Provided data =
★ ★ ★ ★ ★

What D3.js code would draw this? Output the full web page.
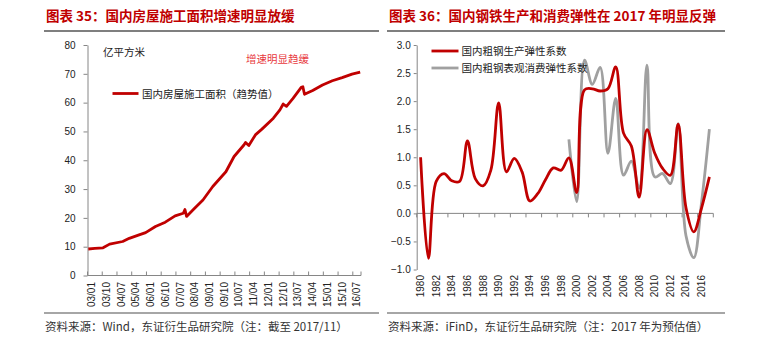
<!DOCTYPE html>
<html>
<head>
<meta charset="utf-8">
<script src="https://cdn.jsdelivr.net/npm/d3@7"></script>
<style>
  body { margin: 0; background: #fff; }
  svg text { font-family: "Liberation Sans", Arial, sans-serif; }
  .cjk { font-family: "Noto Sans CJK SC", sans-serif; }
</style>
</head>
<body>
<svg class="chart" width="764" height="361"></svg>
<script>
// left chart: construction area, trend value (亿平方米)
const areaMonths = ["03/01","03/05","03/10","04/02","04/10","05/02","05/08","05/12","06/06","06/12",
    "07/06","07/11","07/12","08/01","08/05","08/11","09/05","10/01","10/06","10/12","11/01","11/03",
    "11/07","11/11","12/06","12/10","12/12","13/02","13/06","13/11","13/12","14/01","14/06","14/12",
    "15/06","15/12","16/06","16/11"];
const areaValues = [9.2, 9.4, 9.6, 10.9, 11.8, 12.9, 14.1, 14.9, 17.0, 18.5,
    20.7, 21.6, 22.9, 20.5, 22.8, 26.2, 30.9, 36.0, 41.3, 45.3, 46.2, 45.1,
    48.8, 50.8, 54.6, 57.5, 59.5, 58.7, 61.5, 65.3, 65.5, 62.9, 64.2, 66.1,
    67.6, 68.7, 69.9, 70.6];
const areaTickLabels = ["03/01","03/10","04/07","05/04","06/01","06/10","07/07","08/04","09/01","09/10",
    "10/07","11/04","12/01","12/10","13/07","14/04","15/01","15/10","16/07"];
const areaYTicks = [0, 10, 20, 30, 40, 50, 60, 70, 80];

// right chart: crude steel elasticity
const steelYears = d3.range(1980, 2018);
const productionValues = [1.0, -0.8, 0.57, 0.71, 0.58, 0.57, 1.29, 0.62, 0.49, 0.77,
    1.97, 0.74, 0.98, 0.74, 0.22, 0.35, 0.6, 0.81, 0.77, 0.99,
    0.37, 2.2, 2.22, 2.18, 2.22, 2.61, 1.43, 1.2, 0.29, 1.49,
    1.07, 0.8, 0.68, 1.59, 0.1, -0.33, 0.1, 0.65];
const consumptionStart = 1999;
const consumptionValues = [1.32, 0.21, 2.73, 2.3, 2.6, 1.07, 2.05, 0.68, 0.93, 0.45,
    2.64, 0.65, 0.71, 0.53, 1.6, -0.4, -0.79, 0.2, 1.5];
const steelTickYears = [1980,1982,1984,1986,1988,1990,1992,1994,1996,1998,2000,2002,2004,2006,2008,2010,2012,2014,2016];
const steelYTicks = [-1.0, -0.5, 0.0, 0.5, 1.0, 1.5, 2.0, 2.5, 3.0];

const red = "#c00000";
const grey = "#a0a0a0";
const axisColor = "#868686";

const svg = d3.select(".chart");

function monthIndex(s) {
    const [yy, mm] = s.split("/").map(Number);
    return (yy - 3) * 12 + (mm - 1);
}

function header(x0, x1, title, source) {
    svg.append("text").attr("class", "cjk")
        .attr("x", x0 + 2).attr("y", 21)
        .attr("fill", red).attr("font-size", 13.5).attr("font-weight", "bold")
        .text(title);
    svg.append("line")
        .attr("x1", x0).attr("x2", x1).attr("y1", 31).attr("y2", 31)
        .attr("stroke", "#555").attr("stroke-width", 1.5);
    svg.append("line")
        .attr("x1", x0).attr("x2", x1).attr("y1", 313).attr("y2", 313)
        .attr("stroke", "#888").attr("stroke-width", 1.5);
    svg.append("text").attr("class", "cjk")
        .attr("x", x0 + 1).attr("y", 331)
        .attr("fill", "#333").attr("font-size", 11.5)
        .text(source);
}

function styleAxis(g) {
    g.selectAll("path, line").attr("stroke", axisColor);
    g.selectAll("text").attr("fill", "#222").attr("font-size", 10);
}

// ---------- left chart ----------
header(44, 379, "图表 35：国内房屋施工面积增速明显放缓", "资料来源：Wind，东证衍生品研究院（注：截至 2017/11）");

const xA = d3.scaleLinear().domain([-0.5, 166.5]).range([87.5, 361]);
const yA = d3.scaleLinear().domain([0, 80]).range([275.5, 45]);

svg.append("g")
    .attr("transform", "translate(87.5,0)")
    .call(d3.axisLeft(yA).tickValues(areaYTicks).tickSize(4).tickPadding(8).tickSizeOuter(0))
    .call(styleAxis);

const xAxisA = svg.append("g");
xAxisA.append("line")
    .attr("x1", xA.range()[0]).attr("x2", xA.range()[1])
    .attr("y1", 275.5).attr("y2", 275.5).attr("stroke", axisColor);
xAxisA.selectAll(".tk")
    .data(areaTickLabels.map(d => monthIndex(d) - 0.5).concat([166.5]))
    .enter().append("line")
    .attr("x1", d => xA(d)).attr("x2", d => xA(d))
    .attr("y1", 275.5).attr("y2", 271.5).attr("stroke", axisColor);
xAxisA.selectAll(".lb")
    .data(areaTickLabels)
    .enter().append("text")
    .attr("transform", d => `translate(${xA(monthIndex(d) + 2)},282) rotate(-90)`)
    .attr("text-anchor", "end").attr("dy", "0.35em")
    .attr("font-size", 10).attr("fill", "#222")
    .text(d => d);

const areaLine = d3.line()
    .x((d, i) => xA(monthIndex(areaMonths[i])))
    .y(d => yA(d));

svg.append("path")
    .datum(areaValues)
    .attr("fill", "none").attr("stroke", red).attr("stroke-width", 2.8)
    .attr("stroke-linejoin", "round")
    .attr("d", areaLine);

svg.append("text").attr("class", "cjk")
    .attr("x", 103).attr("y", 56).attr("font-size", 10.5).attr("fill", "#222")
    .text("亿平方米");
svg.append("text").attr("class", "cjk")
    .attr("x", 246).attr("y", 63).attr("font-size", 10.5).attr("fill", "#e8383d")
    .text("增速明显趋缓");
svg.append("line")
    .attr("x1", 112.5).attr("x2", 138.5).attr("y1", 93.5).attr("y2", 93.5)
    .attr("stroke", red).attr("stroke-width", 2.8);
svg.append("text").attr("class", "cjk")
    .attr("x", 142).attr("y", 97.5).attr("font-size", 10.5).attr("fill", "#222")
    .text("国内房屋施工面积（趋势值）");

// ---------- right chart ----------
header(387, 725, "图表 36：国内钢铁生产和消费弹性在 2017 年明显反弹", "资料来源：iFinD，东证衍生品研究院（注：2017 年为预估值）");

const xB = d3.scaleBand().domain(steelYears).range([416.7, 713.3]);
const yB = d3.scaleLinear().domain([-1, 3]).range([269.5, 45]);
const cx = d => xB(d) + xB.bandwidth() / 2;

svg.append("g")
    .attr("transform", "translate(416.7,0)")
    .call(d3.axisLeft(yB).tickValues(steelYTicks).tickFormat(d3.format(".1f"))
        .tickSize(3).tickPadding(3).tickSizeOuter(0))
    .call(styleAxis);

const xAxisB = svg.append("g");
xAxisB.append("line")
    .attr("x1", 416.7).attr("x2", 713.3)
    .attr("y1", yB(0)).attr("y2", yB(0)).attr("stroke", axisColor);
xAxisB.selectAll(".tk")
    .data(steelTickYears.map(d => xB(d)).concat([713.3]))
    .enter().append("line")
    .attr("x1", d => d).attr("x2", d => d)
    .attr("y1", yB(0)).attr("y2", yB(0) + 4).attr("stroke", axisColor);
xAxisB.selectAll(".lb")
    .data(steelTickYears)
    .enter().append("text")
    .attr("transform", d => `translate(${cx(d)},275) rotate(-90)`)
    .attr("text-anchor", "end").attr("dy", "0.35em")
    .attr("font-size", 10).attr("fill", "#222")
    .text(d => d);

const smooth = d3.line()
    .x(d => cx(d.year))
    .y(d => yB(d.value))
    .curve(d3.curveCatmullRom.alpha(0.5));

const production = steelYears.map((y, i) => ({year: y, value: productionValues[i]}));
const consumption = consumptionValues.map((v, i) => ({year: consumptionStart + i, value: v}));

svg.append("path")
    .datum(consumption)
    .attr("fill", "none").attr("stroke", grey).attr("stroke-width", 2.8)
    .attr("d", smooth);
svg.append("path")
    .datum(production)
    .attr("fill", "none").attr("stroke", red).attr("stroke-width", 2.8)
    .attr("d", smooth);

const legend = [
    {name: "国内粗钢生产弹性系数", color: red, y: 51},
    {name: "国内粗钢表观消费弹性系数", color: grey, y: 68}
];
legend.forEach(d => {
    svg.append("line")
        .attr("x1", 431.5).attr("x2", 458.5).attr("y1", d.y).attr("y2", d.y)
        .attr("stroke", d.color).attr("stroke-width", 2.8);
    svg.append("text").attr("class", "cjk")
        .attr("x", 461.5).attr("y", d.y + 4).attr("font-size", 10.5).attr("fill", "#222")
        .text(d.name);
});
</script>
</body>
</html>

★ ★ ★ ★ ★

What you are asked to do = Up to and including the line with "60, 70, 80];", copy the data above from its first line. Skip pictures.

Written reply =
What D3.js code would draw this? Output the full web page.
<!DOCTYPE html>
<html>
<head>
<meta charset="utf-8">
<script src="https://cdn.jsdelivr.net/npm/d3@7"></script>
<style>
  body { margin: 0; background: #fff; }
  svg text { font-family: "Liberation Sans", Arial, sans-serif; }
  .cjk { font-family: "Noto Sans CJK SC", sans-serif; }
</style>
</head>
<body>
<svg class="chart" width="764" height="361"></svg>
<script>
// left chart: construction area, trend value (亿平方米)
const areaMonths = ["03/01","03/05","03/10","04/02","04/10","05/02","05/08","05/12","06/06","06/12",
    "07/06","07/11","07/12","08/01","08/05","08/11","09/05","10/01","10/06","10/12","11/01","11/03",
    "11/07","11/11","12/06","12/10","12/12","13/02","13/06","13/11","13/12","14/01","14/06","14/12",
    "15/06","15/12","16/06","16/11"];
const areaValues = [9.2, 9.4, 9.6, 10.9, 11.8, 12.9, 14.1, 14.9, 17.0, 18.5,
    20.7, 21.6, 22.9, 20.5, 22.8, 26.2, 30.9, 36.0, 41.3, 45.3, 46.2, 45.1,
    48.8, 50.8, 54.6, 57.5, 59.5, 58.7, 61.5, 65.3, 65.5, 62.9, 64.2, 66.1,
    67.6, 68.7, 69.9, 70.6];
const areaTickLabels = ["03/01","03/10","04/07","05/04","06/01","06/10","07/07","08/04","09/01","09/10",
    "10/07","11/04","12/01","12/10","13/07","14/04","15/01","15/10","16/07"];
const areaYTicks = [0, 10, 20, 30, 40, 50, 60, 70, 80];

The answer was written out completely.